Net curtains veil suburban secrets
- Amanda Burden
- Oct 24
- 2 min read

Talking Heads by Alan Bennett at the Albany Theatre on 23 October 2025. The Plays the Thing Theatre Company present A Lady of Letters and Soldering On.
Review by Amanda Burden
Net curtains and lace doilies can conceal a multitude of suburban secrets – but Alan Bennett’s Talking Heads monologues never shies away from laying them bare with poignancy, humour and sometimes heartbreak. This double vignette, by theatre company The Play's The Thing at the Albany Theatre, thrusts us into Bennett’s world of compulsive curtain twitchers, gypsy cream biscuits and Jacob's crackers.
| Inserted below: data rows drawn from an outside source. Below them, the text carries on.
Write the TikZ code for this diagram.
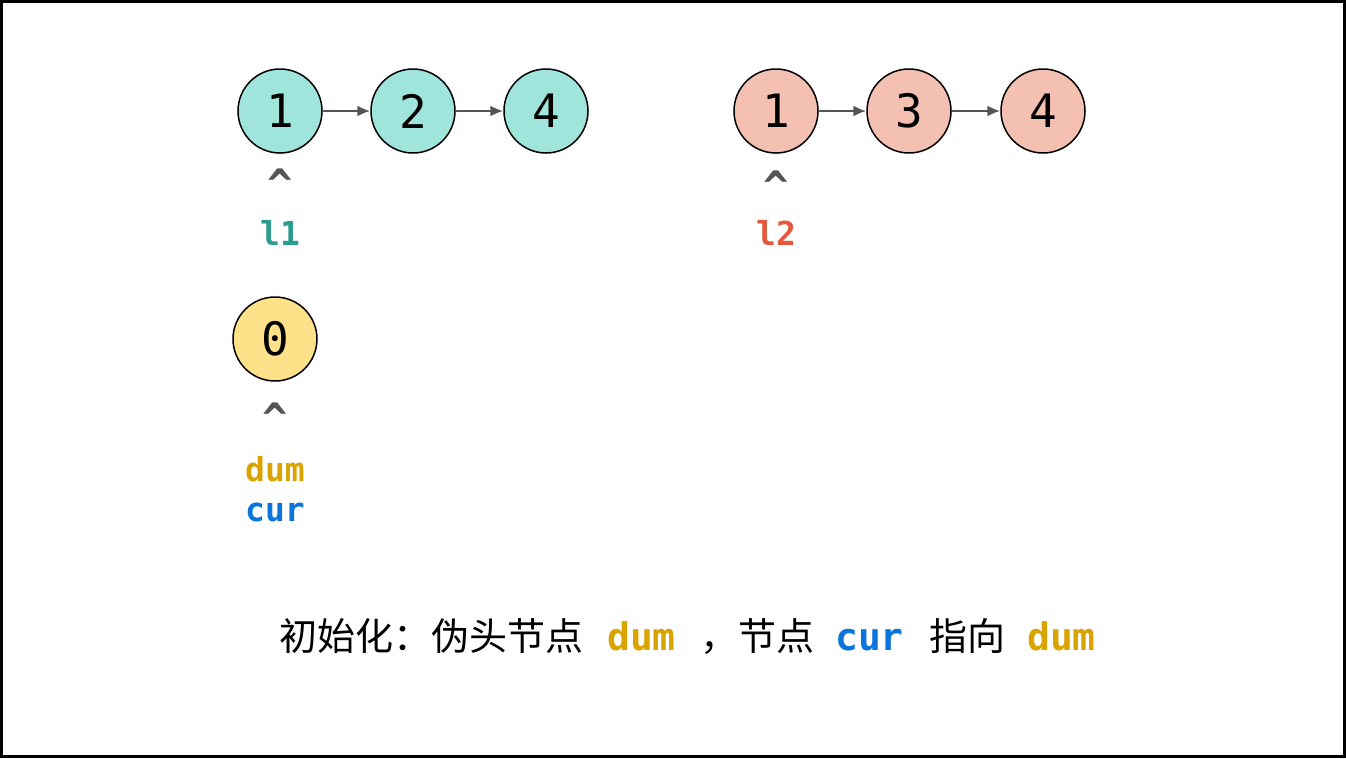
\documentclass[tikz,border=0pt]{standalone}
\usepackage{fontspec}
\setmonofont{DejaVu Sans Mono}
\newfontfamily\cjk{Noto Sans CJK SC}
\usetikzlibrary{arrows.meta}
\definecolor{tealfill}{HTML}{A0E5DC}
\definecolor{pinkfill}{HTML}{F4C0B2}
\definecolor{yelfill}{HTML}{FFE189}
\definecolor{tealtxt}{HTML}{2A9D8F}
\definecolor{redtxt}{HTML}{E4573D}
\definecolor{dumtxt}{HTML}{D9A300}
\definecolor{curtxt}{HTML}{0A74DA}
\definecolor{graytxt}{HTML}{555555}
\tikzset{
  listnode/.style={circle, draw=black, line width=1.5pt, minimum size=84pt, inner sep=0pt, font=\fontsize{46}{46}\selectfont\ttfamily},
  link/.style={draw=graytxt, line width=2.2pt, -{Latex[length=13pt,width=11pt]}},
  caret/.style={text=graytxt, font=\fontsize{42}{42}\selectfont\ttfamily\bfseries, inner sep=0pt},
  ptr/.style={font=\fontsize{33}{33}\selectfont\ttfamily\bfseries, inner sep=0pt},
  captext/.style={font=\fontsize{38}{38}\selectfont\cjk, inner sep=0pt, anchor=base west},
  capcode/.style={font=\fontsize{38}{38}\selectfont\ttfamily\bfseries, inner sep=0pt, anchor=base west}
}
\begin{document}
\begin{tikzpicture}[x=1pt,y=-1pt]
\useasboundingbox (0,0) rectangle (1346,758);
\draw[line width=3pt] (1.5,1.5) rectangle (1344.5,756.5);
% list 1
\node[listnode, fill=tealfill] (a1) at (280,111) {1};
\node[listnode, fill=tealfill] (a2) at (413,111) {2};
\node[listnode, fill=tealfill] (a3) at (546,111) {4};
\draw[link] (a1) -- (a2);
\draw[link] (a2) -- (a3);
% list 2
\node[listnode, fill=pinkfill] (b1) at (776,111) {1};
\node[listnode, fill=pinkfill] (b2) at (909,111) {3};
\node[listnode, fill=pinkfill] (b3) at (1043,111) {4};
\draw[link] (b1) -- (b2);
\draw[link] (b2) -- (b3);
% dummy
\node[listnode, fill=yelfill] (d0) at (275,339) {0};
% pointers
\node[caret] (c1) at (280,184) {\^{}};
\node[ptr, text=tealtxt] (l1) at (280,233) {l1};
\node[caret] (c2) at (776,186) {\^{}};
\node[ptr, text=redtxt] (l2) at (776,233) {l2};
\node[caret] (c3) at (275,418) {\^{}};
\node[ptr, text=dumtxt] (pd) at (275,469) {dum};
\node[ptr, text=curtxt] (pc) at (275,512) {cur};
% caption
\node[captext] (t1) at (279,650) {初始化：伪头节点};
\node[capcode, text=dumtxt] (t2) at (607,650) {dum};
\node[captext] (t3) at (700,650) {，节点};
\node[capcode, text=curtxt] (t4) at (835,650) {cur};
\node[captext] (t5) at (929,650) {指向};
\node[capcode, text=dumtxt] (t6) at (1027,650) {dum};
\end{tikzpicture}
\end{document}
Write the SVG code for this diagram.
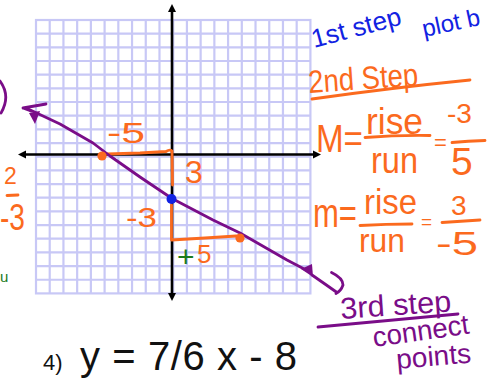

But amid all the hallmarks of British traditions, it’s easy to forget what a trailblazer Bennett was in the 80s, giving a voice to older female actors, so often invisible in life and neglected on stage.
I first fell in love with Talking Heads on television in my twenties, when an army of formidable grand dames led by Thora Hird captivated the nation with the 45-minute monologues. Now I’m on the wrong side of middle age, the characters resonate even more deeply. The pieces selected by The Play's The Thing were two of my personal favourites: A Lady Of Letters, originally starring Patricia Routledge; and Stephanie Cole’s incredible Soldiering On. Stepping into the shoes of Routledge is no mean feat, but Caroline Mann, steps up to the challenge with aplomb, bringing lonely spinster Irene Ruddock to life adeptly.

Following close behind was Sue Whyte, as Soldiering On's upper-middle class Muriel, whose comfortable Jilly Cooper-esque country set life is plunged into chaos after the death of her husband Ralph. Bennett’s genius lies in the gimlet detail of his scripts: he subtly drip-feeds nuggets of information that reveal these stalwarts of the community, WI members, and self-styled battleaxes are never quite what they seem. Loneliness, pride, humour and stoicism bump up in a quiet yet devastatingly human collision.
That said, it’s not just the brilliance of the dialogue at play here. Mann and Whyte command the stage alone for just short of an hour, never missing a line. Holding an audience’s attention solo for 45 minutes must be a daunting prospect for the most experienced of actors, but the duo pull it off perfectly, carving up Bennet’s slices of life to reveal loss and pain beneath the veneer of respectability. Much like biting into one of Bennett’s beloved gypsy creams only to find a bitter filling, these performances iced cloying nostalgia with sharp and often shocking social criticism.